‘Cap GP appointments for safety’
THE number of appointments GPs take each day should be capped to ensure the welfare of both patients and doctors, a leading medic has warned.
Dr Laurence Buckman, former chairman of the British Medical Association’s (BMA) GP committee, said GPs risk harming patients due to the high numbers that come through the doors each day.
He added that a 10-minute consultation was “too short” for the amount of work required to meet patients’ increasingly complex needs.
Writing as part of a debate in the British Medical Journal (BMJ), he said: “The time has come when the public has to be told that it is unsafe for them to be seen when the GP is not thinking optimally, and that tired GPs risk harming patients and themselves through stress-associated illness.
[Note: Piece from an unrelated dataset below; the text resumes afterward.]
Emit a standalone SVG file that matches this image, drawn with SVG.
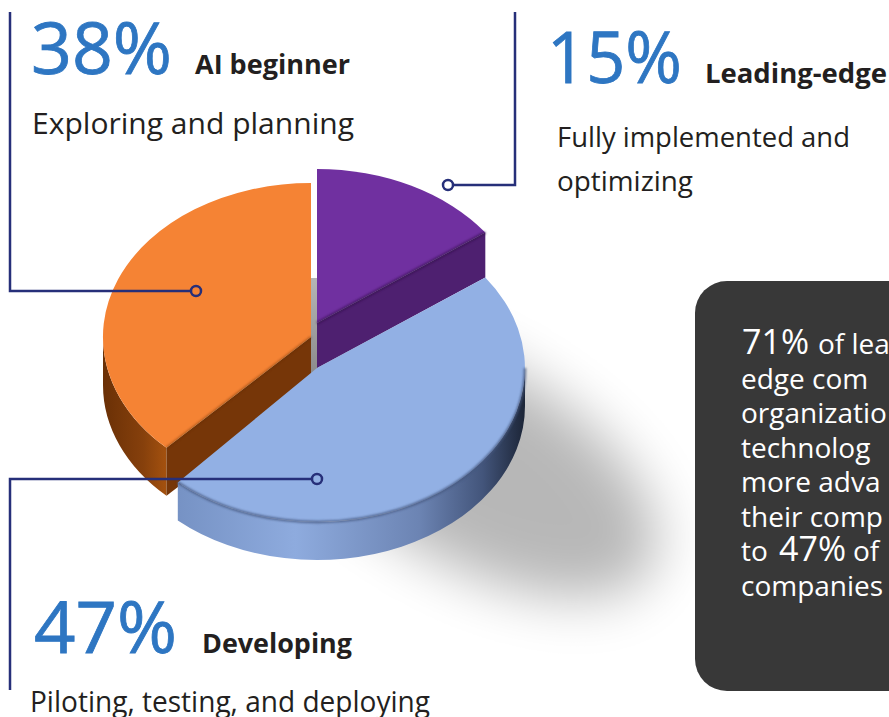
<svg xmlns="http://www.w3.org/2000/svg" width="889" height="717" viewBox="0 0 889 717">
<style>
  .pct{font-family:"Open Sans","Noto Sans",sans-serif;font-size:72px;fill:#2E76C2;stroke:#2E76C2;stroke-width:0.8}
  .ttl{font-family:"Open Sans","Noto Sans",sans-serif;font-size:26px;font-weight:bold;fill:#231F20}
  .dsc{font-family:"Open Sans","Noto Sans",sans-serif;font-size:30px;fill:#231F20}
  .box{font-family:"Open Sans","Noto Sans",sans-serif;font-size:28px;fill:#FFFFFF}
  .boxn{font-size:34px}
  .ln{fill:none;stroke:#262F79;stroke-width:2.5}
  .dot{stroke:#262F79;stroke-width:2.5}
</style>
<defs>
  <filter id="blur" x="-50%" y="-50%" width="200%" height="200%"><feGaussianBlur stdDeviation="28"/></filter>
  <filter id="soft" x="-10%" y="-10%" width="120%" height="120%"><feGaussianBlur stdDeviation="1"/></filter>
  <linearGradient id="gOrSide" x1="103" y1="0" x2="170" y2="0" gradientUnits="userSpaceOnUse">
    <stop offset="0" stop-color="#6A3006"/><stop offset="0.6" stop-color="#86400C"/><stop offset="1" stop-color="#A9540F"/>
  </linearGradient>
  <linearGradient id="gBlSide" x1="172" y1="0" x2="525" y2="0" gradientUnits="userSpaceOnUse">
    <stop offset="0" stop-color="#7591C3"/><stop offset="0.35" stop-color="#8EABDE"/><stop offset="0.7" stop-color="#6C84B3"/><stop offset="0.88" stop-color="#43557B"/><stop offset="1" stop-color="#1C2537"/>
  </linearGradient>
  <linearGradient id="gGray" x1="0" y1="278" x2="0" y2="372" gradientUnits="userSpaceOnUse">
    <stop offset="0" stop-color="#B5B5B5"/><stop offset="1" stop-color="#8C8C8C"/>
  </linearGradient>
</defs>
<rect width="889" height="717" fill="#FFFFFF"/>

<ellipse cx="465" cy="460" rx="215" ry="100" transform="rotate(30 465 460)" fill="#000" opacity="0.28" filter="url(#blur)"/>

<rect x="311" y="278" width="7" height="95" fill="url(#gGray)"/>

<g id="slice-orange">
  <path d="M166.5 447.8 A208 154 0 0 1 103 337 L103 385 A208 154 0 0 0 166.5 495.8 Z" fill="url(#gOrSide)"/>
  <path d="M311 337 L166.5 447.8 L166.5 495.8 L311 385 Z" fill="#763608"/>
  <path d="M311 337 L166.5 447.8 A208 154 0 0 1 311 183 Z" fill="#F58334"/>
  <path d="M311 337 L166.5 447.8" stroke="#5E2B06" stroke-width="2" opacity="0.5" filter="url(#soft)"/>
</g>

<g id="slice-purple">
  <path d="M317 323 L485.3 232.5 L485.3 277.5 L317 368 Z" fill="#4E2070"/>
  <path d="M317 323 L317 169 A208 154 0 0 1 485.3 232.5 Z" fill="#7030A0"/>
  <path d="M317 323 L485.3 232.5" stroke="#2E1045" stroke-width="3" opacity="0.6" filter="url(#soft)"/>
</g>

<g id="slice-blue">
  <path d="M525 368 A208 154 0 0 1 177.8 482.4 L177.8 520.4 A208 154 0 0 0 525 406 Z" fill="url(#gBlSide)"/>
  <path d="M317 368 L485.3 277.5 A208 154 0 0 1 177.8 482.4 Z" fill="#92B0E4"/>
  <path d="M525 368 A208 154 0 0 1 177.8 482.4" fill="none" stroke="#44577E" stroke-width="2.5" opacity="0.8" filter="url(#soft)"/>
</g>

<g id="connectors">
  <polyline class="ln" points="10,12 10,291 191,291"/>
  <polyline class="ln" points="515,12 515,185 453,185"/>
  <polyline class="ln" points="312,479 10,479 10,690"/>
  <circle class="dot" cx="196" cy="291" r="5" fill="#F58334"/>
  <circle class="dot" cx="448" cy="185" r="5" fill="#FFFFFF"/>
  <circle class="dot" cx="317" cy="479" r="5" fill="#92B0E4"/>
</g>

<g id="label-beginner">
  <text class="pct" x="31" y="74" textLength="141" lengthAdjust="spacingAndGlyphs">38%</text>
  <text class="ttl" x="195" y="74" textLength="155" lengthAdjust="spacingAndGlyphs">AI beginner</text>
  <text class="dsc" x="32" y="134" textLength="322" lengthAdjust="spacingAndGlyphs">Exploring and planning</text>
</g>

<g id="label-leading">
  <text class="pct" x="547" y="83" textLength="135" lengthAdjust="spacingAndGlyphs">15%</text>
  <text class="ttl" x="705" y="83" textLength="182" lengthAdjust="spacingAndGlyphs">Leading-edge</text>
  <text class="dsc" x="557" y="147" style="font-size:27px" textLength="293" lengthAdjust="spacingAndGlyphs">Fully implemented and</text>
  <text class="dsc" x="557" y="191" style="font-size:27px" textLength="136" lengthAdjust="spacingAndGlyphs">optimizing</text>
</g>

<g id="label-developing">
  <text class="pct" x="34" y="653" textLength="143" lengthAdjust="spacingAndGlyphs">47%</text>
  <text class="ttl" x="202" y="653" textLength="150" lengthAdjust="spacingAndGlyphs">Developing</text>
  <text class="dsc" x="30" y="712" textLength="400" lengthAdjust="spacingAndGlyphs">Piloting, testing, and deploying</text>
</g>

<g id="callout-box">
  <rect x="695" y="281" width="230" height="410" rx="32" ry="32" fill="#383838"/>
  <text class="box"><tspan class="boxn" x="742" y="354">71%</tspan><tspan x="818" y="354">of lea</tspan><tspan x="741" y="388.5">edge com</tspan><tspan x="741" y="423">organizatio</tspan><tspan x="741" y="457.5">technolog</tspan><tspan x="741" y="492">more adva</tspan><tspan x="741" y="526.5">their comp</tspan><tspan x="741" y="561">to</tspan><tspan class="boxn" x="779" y="561">47%</tspan><tspan x="853" y="561">of</tspan><tspan x="741" y="595.5">companies</tspan></text>
</g>
</svg>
“We must no longer squeeze what needs to be done for patients into 10 minutes. We must stop pretending that we can see potentially unlimited numbers of possibly sick people without respite.”
Dr Buckman said he typically starts his shift with a “fixed” number of appointments – usually 18 each half-day – but also had a policy of not turning away anyone in need.
But he confessed that he could not cope with this workload for much longer without becoming ill himself.
“I am not prepared to die for the NHS,” he said.
“My day as a principal is typically 12-14 hours long. I know, sadly, that I do not think as quickly or as laterally at the end of the evening as at the beginning of the day.
“What crushes us is the bureaucracy (repeated referrals for the same problem, obstructive referral management systems, form filling, etc.) not the (largely understandable) demand from patients.
“But by the time I get home the compassion well has nearly run dry.”
While he agreed a cap was needed, he said he did not want to open GPs up to more attacks about lack of availability.
“We must collectively tell patients that there are not enough of us, and there are too many of them,” he added.
“We have tried a host of manoeuvres to control demand (notices in surgeries, local and distant triage, trying to reduce NHS bureaucracy, etc) but they have not held back the flood.
“We have to tell those who turn the tap that only so much water will go under the bridge today, for their safety and ours.
“Politicians must also be honest with their voters – we have run out of doctors and time.”
A counter-argument in the debate came from Caerphilly GP Dr Michael Griffiths, who warned that capping GP appointments could limit flexibility, inhibit professionalism and cause harm in itself.
“Let’s set an arbitrary limit of 30 patient contacts in a working day,” he said.
“What happens if the 31st patient has chest pain, or is depressed, and leaves surgery so upset by our contractually enforced rejection that he or she attempts suicide?
“They may not announce themselves as an emergency. Can we really turn them away and call ourselves professional?”
Dr Griffiths claims that being contractually obliged to see a certain amount of patients could also be counter-productive.
“We are encouraged to employ other practitioners to manage minor illness, leaving only the more complex cases for the doctor,” he added.
“A morning of psychosocial problems – such as the patient who cannot pay the ‘bedroom tax’ and is threatened with eviction; the parent whose child is not performing as expected at school who wants an assessment for autism or attention deficit hyperactivity disorder; or the mother of five children who is being emotionally and physically abused – leaves me emotionally drained.
“After 10 such cases, I may feel that it is unsafe to continue, but I could be contractually obliged to see a further 20 patients. A cap could become an expected level of work.”
He said what was needed was more NHS resources being placed in primary care to help when the GP has reached their personal limit.